Apparently, Weiss was not stymied in seeking information. He learned about Wright and he learned about alleged polluters whom he’s derided Trutanich for representing.

It is possible to uncover the names of the vast number of persons Trutanich has had as clients…but some names are bound to be missed, and Trutanich, to his credit, is not going to point them out. Perhaps it would have been expedient for him to have done so, putting the issue to rest, but it would have been unethical.
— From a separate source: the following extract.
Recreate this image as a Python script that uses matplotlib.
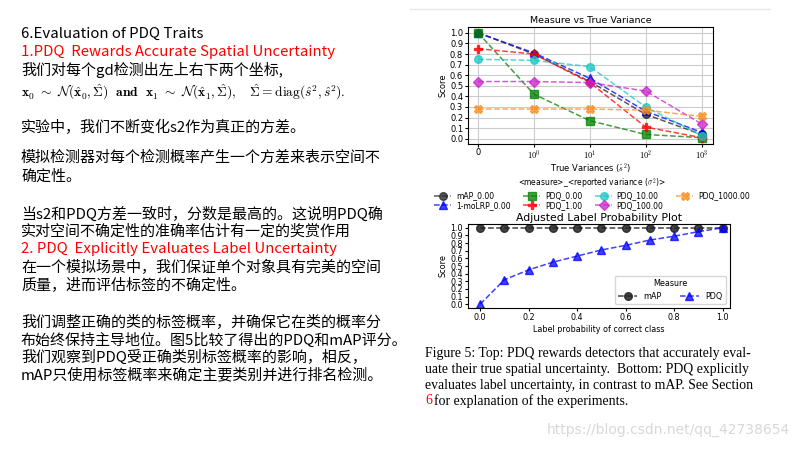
import matplotlib
matplotlib.use("Agg")
import matplotlib.pyplot as plt

W, H = 800, 450
CJK = ["Noto Sans CJK SC", "DejaVu Sans"]

# ── Data: top chart (score vs true variance) ─────────────────────────────
variances = [0, 1, 10, 100, 1000]
var_ticklabels = ["0", "$10^0$", "$10^1$", "$10^2$", "$10^3$"]
series_names = ["mAP_0.00", "1-moLRP_0.00", "PDQ_0.00", "PDQ_1.00",
                "PDQ_10.00", "PDQ_100.00", "PDQ_1000.00"]
map_scores = [1.00, 0.80, 0.54, 0.23, 0.04]
molrp_scores = [1.00, 0.81, 0.57, 0.26, 0.06]
pdq_000 = [1.00, 0.42, 0.17, 0.04, 0.01]
pdq_001 = [0.85, 0.80, 0.53, 0.11, 0.01]
pdq_010 = [0.75, 0.74, 0.68, 0.30, 0.03]
pdq_100 = [0.54, 0.54, 0.53, 0.45, 0.14]
pdq_1000 = [0.28, 0.28, 0.28, 0.27, 0.21]

# ── Data: bottom chart (adjusted label probability) ──────────────────────
label_probs = [0.0, 0.1, 0.2, 0.3, 0.4, 0.5, 0.6, 0.7, 0.8, 0.9, 1.0]
map_label = [1.0, 1.0, 1.0, 1.0, 1.0, 1.0, 1.0, 1.0, 1.0, 1.0, 1.0]
pdq_label = [0.00, 0.32, 0.45, 0.55, 0.63, 0.71, 0.77, 0.84, 0.89, 0.95, 1.00]

# ── Slide text ────────────────────────────────────────────────────────────
left_lines = [
    (34, "6.Evaluation of PDQ Traits", "black"),
    (52, "1.PDQ  Rewards Accurate Spatial Uncertainty", "red"),
    (70, "我们对每个gd检测出左上右下两个坐标,", "black"),
    (127, "实验中，我们不断变化s2作为真正的方差。", "black"),
    (158, "模拟检测器对每个检测概率产生一个方差来表示空间不", "black"),
    (177, "确定性。", "black"),
    (214, "当s2和PDQ方差一致时，分数是最高的。这说明PDQ确", "black"),
    (232, "实对空间不确定性的准确率估计有一定的奖赏作用", "black"),
    (249, "2. PDQ  Explicitly Evaluates Label Uncertainty", "red"),
    (267, "在一个模拟场景中，我们保证单个对象具有完美的空间", "black"),
    (285, "质量，进而评估标签的不确定性。", "black"),
    (322, "我们调整正确的类的标签概率，并确保它在类的概率分", "black"),
    (340, "布始终保持主导地位。图5比较了得出的PDQ和mAP评分。", "black"),
    (357, "我们观察到PDQ受正确类别标签概率的影响，相反，", "black"),
    (375, "mAP只使用标签概率来确定主要类别并进行排名检测。", "black"),
]
formula = (r"$\mathbf{x}_0\ \sim\ \mathcal{N}(\hat{\mathbf{x}}_0,\hat{\Sigma})"
           r"\ \ \mathbf{and}\ \ \mathbf{x}_1\ \sim\ \mathcal{N}(\hat{\mathbf{x}}_1,\hat{\Sigma}),"
           r"\ \ \ \hat{\Sigma}=\mathrm{diag}(\hat{s}^2,\hat{s}^2).$")
caption_lines = [
    "Figure 5: Top: PDQ rewards detectors that accurately eval-",
    "uate their true spatial uncertainty.  Bottom: PDQ explicitly",
    "evaluates label uncertainty, in contrast to mAP. See Section",
]


def fx(x):
    return x / W


def fy(y):
    return 1 - y / H


plt.rcParams["mathtext.fontset"] = "cm"
fig = plt.figure(figsize=(8, 4.5), dpi=100)
fig.patch.set_facecolor("white")

for y, txt, col in left_lines:
    fig.text(fx(21), fy(y), txt, color=col, fontsize=10.8, family=CJK, va="center")
fig.text(fx(21), fy(92), formula, fontsize=9.7, va="center")

# faint frame line of the pasted figure
fig.add_artist(plt.Line2D([fx(410), fx(770)], [fy(9), fy(9)], color="#e6e6e6", lw=1))

# ── Top chart ─────────────────────────────────────────────────────────────
ax1 = fig.add_axes([fx(468), fy(144), (713 - 468) / W, (144 - 27) / H])
styles = [
    (map_scores, "#222222", "o"),
    (molrp_scores, "blue", "^"),
    (pdq_000, "green", "s"),
    (pdq_001, "red", "P"),
    (pdq_010, "#17c7c7", "o"),
    (pdq_100, "#cc22cc", "D"),
    (pdq_1000, "#ff8c1a", "X"),
]
handles = []
for (vals, col, mk), name in zip(styles, series_names):
    h, = ax1.plot(variances, vals, linestyle="--", color=col, marker=mk,
                  markersize=5.5, lw=1.1, alpha=0.75, label=name)
    handles.append(h)
ax1.set_xscale("symlog", linthresh=1, linscale=0.9)
ax1.set_xlim(-0.18, 1600)
ax1.set_ylim(-0.05, 1.055)
ax1.set_xticks(variances)
ax1.set_xticklabels(var_ticklabels)
ax1.set_yticks([i / 10 for i in range(11)])
ax1.tick_params(labelsize=6, length=2, pad=1.5)
ax1.tick_params(axis="x", pad=1)
ax1.grid(True, color="#cccccc", lw=0.8)
ax1.set_title("Measure vs True Variance", fontsize=6.8, pad=3)
ax1.set_xlabel(r"True Variances ($\hat{s}^2$)", fontsize=6, labelpad=0)
ax1.set_ylabel("Score", fontsize=6, labelpad=2)

fig.legend(handles=handles, ncol=4, loc="center", bbox_to_anchor=(fx(592), fy(193)),
           frameon=False, fontsize=5.5, title=r"<measure>_<reported variance ($\sigma^2$)>",
           title_fontsize=5.5, handlelength=2.2, columnspacing=1.7, labelspacing=0.1,
           borderpad=0.1, handletextpad=0.6)

# ── Bottom chart ──────────────────────────────────────────────────────────
ax2 = fig.add_axes([fx(468), fy(308), (730 - 468) / W, (308 - 224) / H])
ax2.plot(label_probs, map_label, linestyle="--", color="#222222", marker="o",
         markersize=5.5, lw=1.1, alpha=0.85, label="mAP")
ax2.plot(label_probs, pdq_label, linestyle="--", color="blue", marker="^",
         markersize=5.5, lw=1.1, alpha=0.75, label="PDQ")
ax2.set_xlim(-0.05, 1.03)
ax2.set_ylim(-0.05, 1.05)
ax2.set_yticks([i / 10 for i in range(11)])
ax2.set_xticks([0.0, 0.2, 0.4, 0.6, 0.8, 1.0])
ax2.tick_params(labelsize=5.8, length=2, pad=1.5)
ax2.set_title("Adjusted Label Probability Plot", fontsize=7.8, pad=2)
ax2.set_xlabel("Label probability of correct class", fontsize=5.8, labelpad=2)
ax2.set_ylabel("Score", fontsize=5.8, labelpad=2)
ax2.legend(title="Measure", ncol=2, loc="lower right", fontsize=5.8, title_fontsize=5.8,
           handlelength=2.4, columnspacing=2.2, borderpad=0.4)

# ── Caption ───────────────────────────────────────────────────────────────
for i, line in enumerate(caption_lines):
    fig.text(fx(425), fy(353 + 16 * i), line, fontsize=9.9, family="Liberation Serif",
             va="center")
fig.text(fx(425), fy(401), "6", fontsize=9.9, family="Liberation Serif",
         va="center", color="red")
fig.text(fx(434), fy(401), "for explanation of the experiments.", fontsize=9.9,
         family="Liberation Serif", va="center")

fig.text(fx(547), fy(430), "https://blog.csdn.net/qq_42738654", fontsize=10,
         color="#d8d8d8", va="center")

fig.savefig("out.png", dpi=100)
It is true that in the 2006 case of City and County of San Francisco v. Cobra Solutions, Inc.,  38 Cal.4th 839, the California Supreme Court affirmed the recusal of the entire Office of San Francisco City Attorney because the city attorney, himself, had been counsel to a company which the city was now suing for fraud and other wrongs.

Weiss implies that the entire Los Angeles City Attorney’s Office would have to be disqualified in any case involving a former client of Trutanich, with this entailing potentially huge expenditures to secure outside counsel. Nonsense. In Cobra, the city attorney had represented the company in connection with securing a city contract. The trial court found that the city attorney had “obtained confidential information” as to “matters related substantially to the issues raised against defendants in this litigation.”

Recusal was, of course, mandatory unless the city attorney could simply be cut off, or “screened,” from the case. The high court held that wasn’t feasible.

If he wins, it can be expected that Trutanich will recuse the office when required to do so. The circumstance might arise on rare occasion, perhaps never.